(Bloomberg) -- BioNTech SE plunged in US trading after the German biotech reported its first loss since 2020 due to lower demand for the Covid-19 shots it makes with Pfizer Inc.

Pfizer’s write-offs of unused vaccine inventory cut into BioNTech’s share of the profit in the second quarter. The biotech’s American depositary receipts fell more than 10% in New York. Fellow vaccine-maker Moderna Inc. — which earlier this month raised its Covid-19 vaccine sales outlook for the year — slumped as much as 9%. 

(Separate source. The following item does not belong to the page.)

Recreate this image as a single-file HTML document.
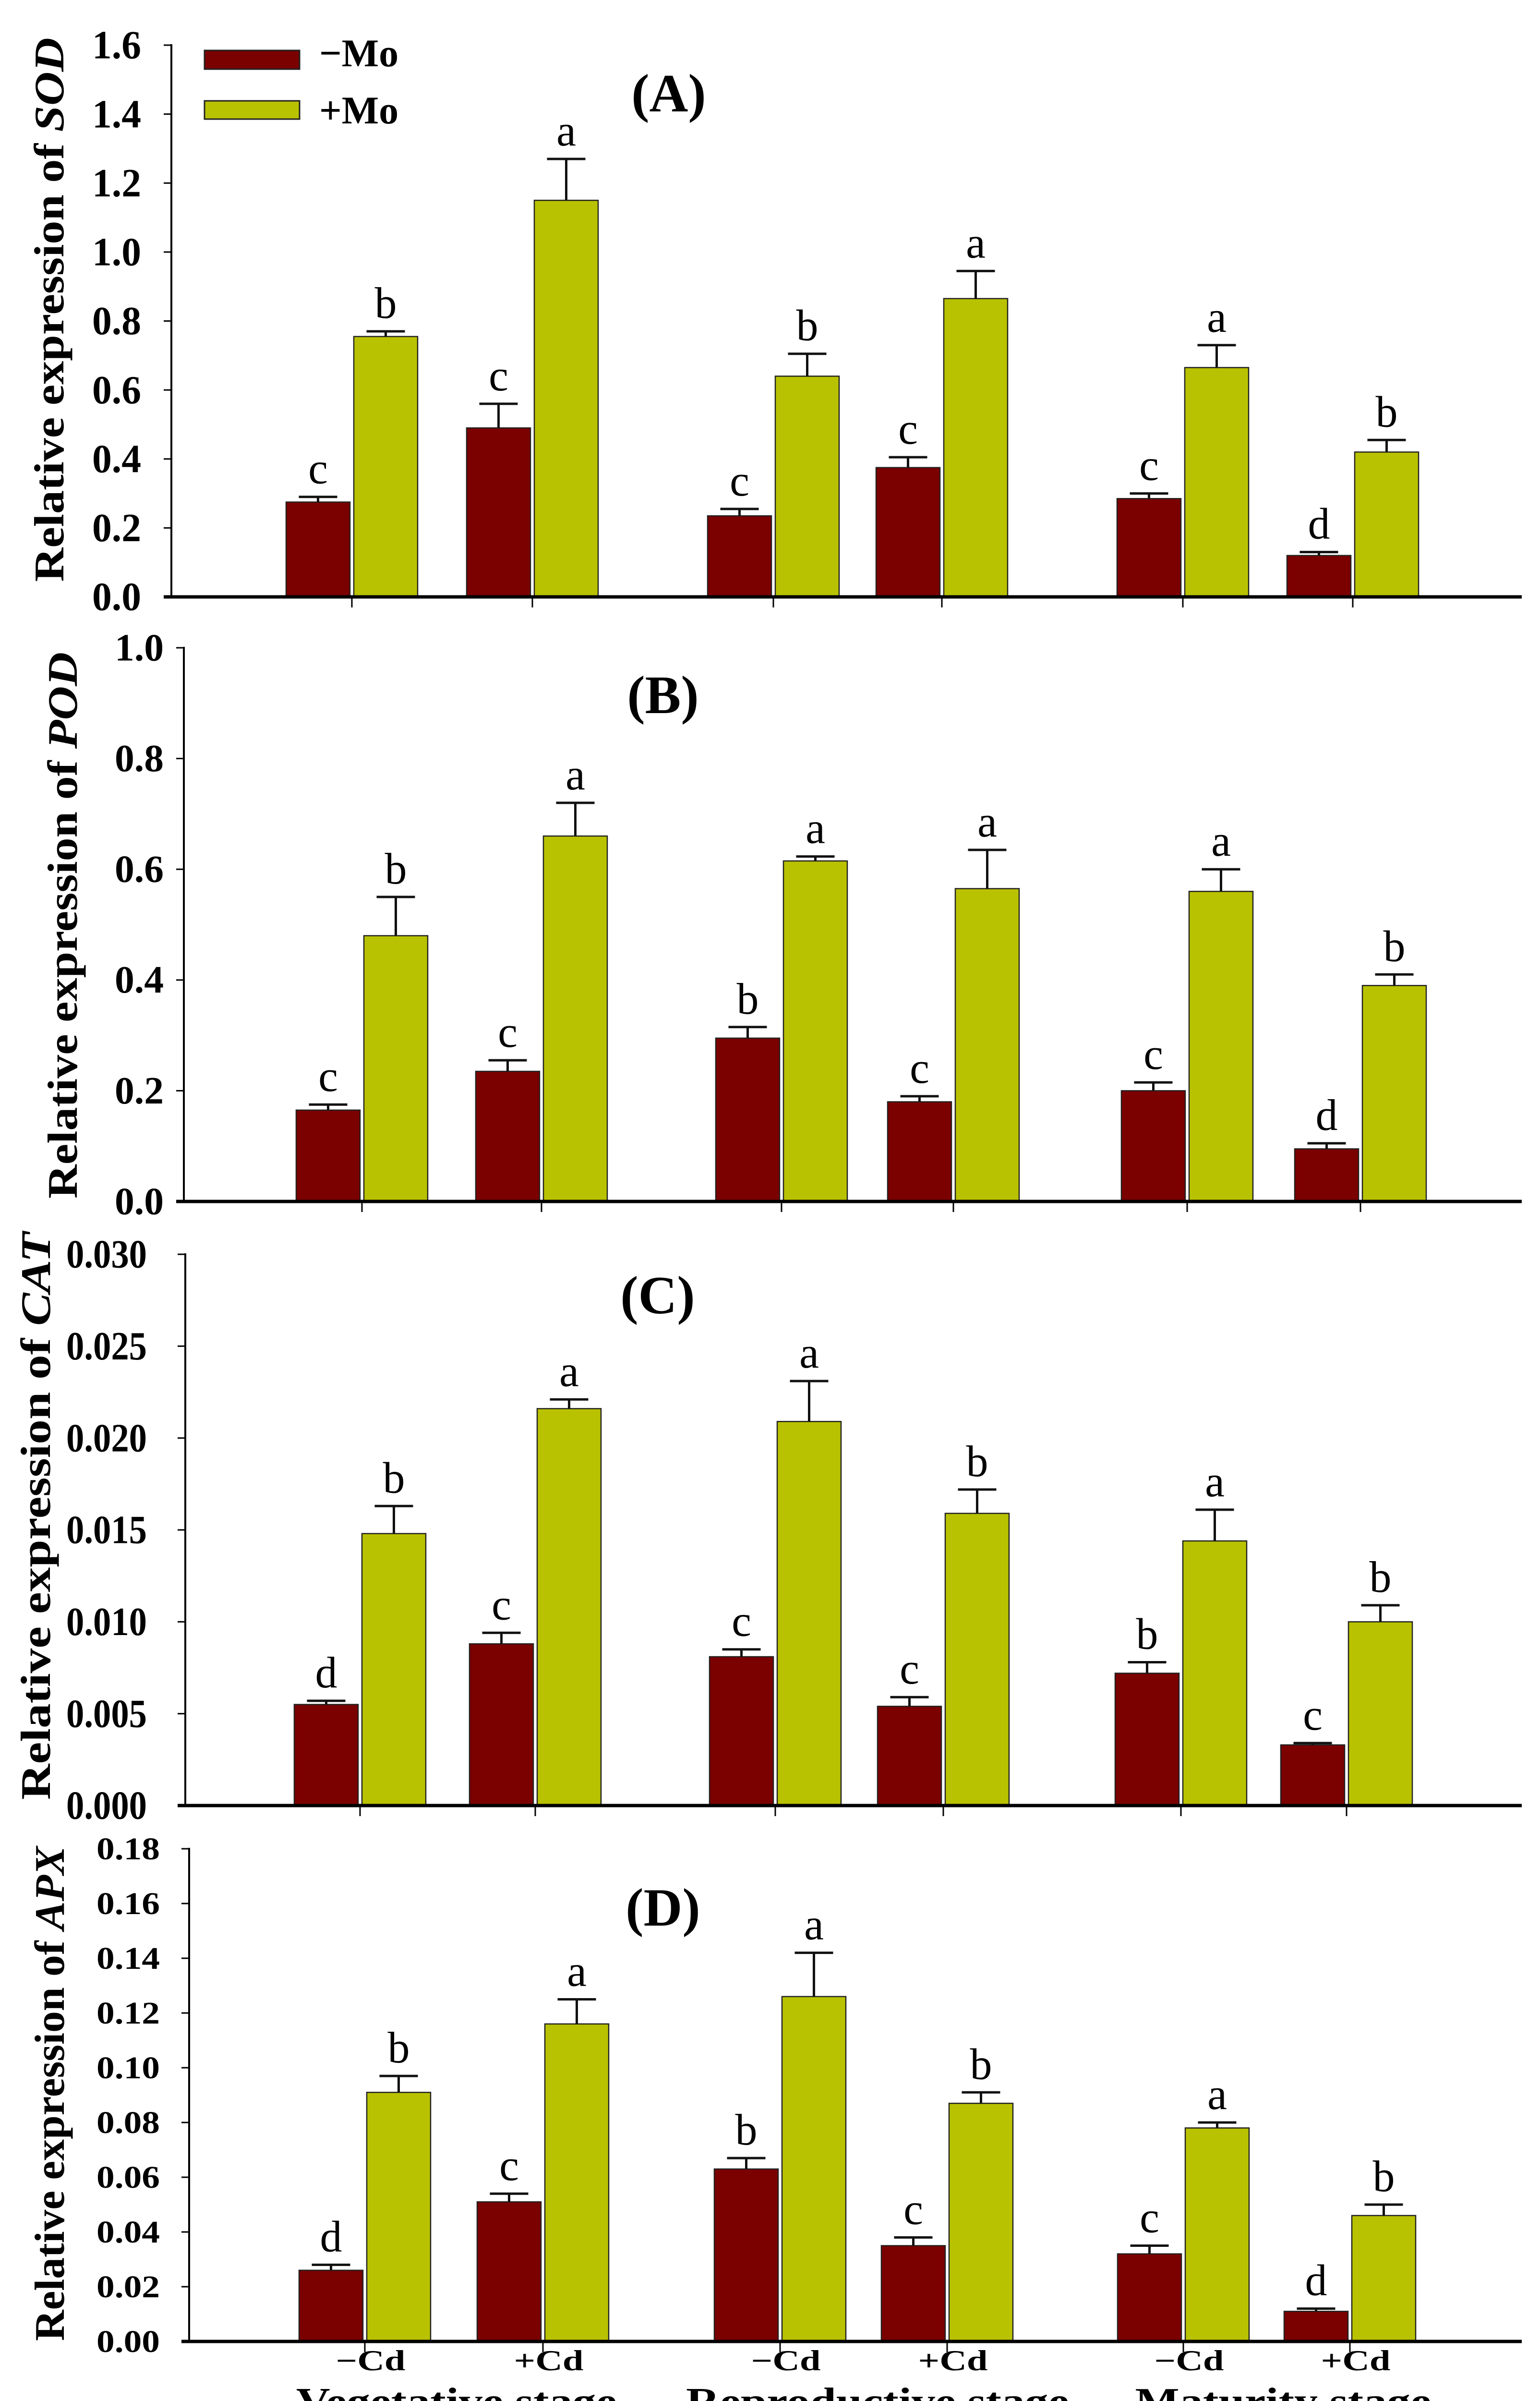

BioNTech is pumping its pandemic-era profit into a broad pipeline of experimental drugs for other infectious diseases and hard-to-treat cancers. Until those projects reach fruition, however, the Covid vaccine remains its only marketed product. 

The company sees dealmaking opportunities to boost its pipeline, with potential targets in a price range of less than $1 billion, Chief Strategy Officer Ryan Richardson said in a call with analysts. An acquisition would have to be a very good strategic fit for BioNTech to consider a larger move, he added.

BioNTech swung to a second-quarter loss of 79 euro cents per share, compared to diluted earnings per share of €6.45 ($7.09) for the prior-year period. Analysts had anticipated a loss of 60 cents per share.

Amid uncertainty for the Covid vaccine market, BioNTech is also paring back some spending on research and development. The company expects €2 billion to €2.2 billion in R&D spending this year, cutting €400 million from both sides of the range. It will also trim this year’s capital expenditure budget from as much as €600 million to as much as €450 million. 

The company maintained its forecast for about €5 billion in vaccine sales this year. Sales of the shots should pick up in the second half due to seasonal effects, BioNTech said. Delivery of the latest variant-adapted shot is expected to start as early as next month. 

--With assistance from Matt Turner.

(Updates trading for BioNTech and adds Moderna in the second paragraph.)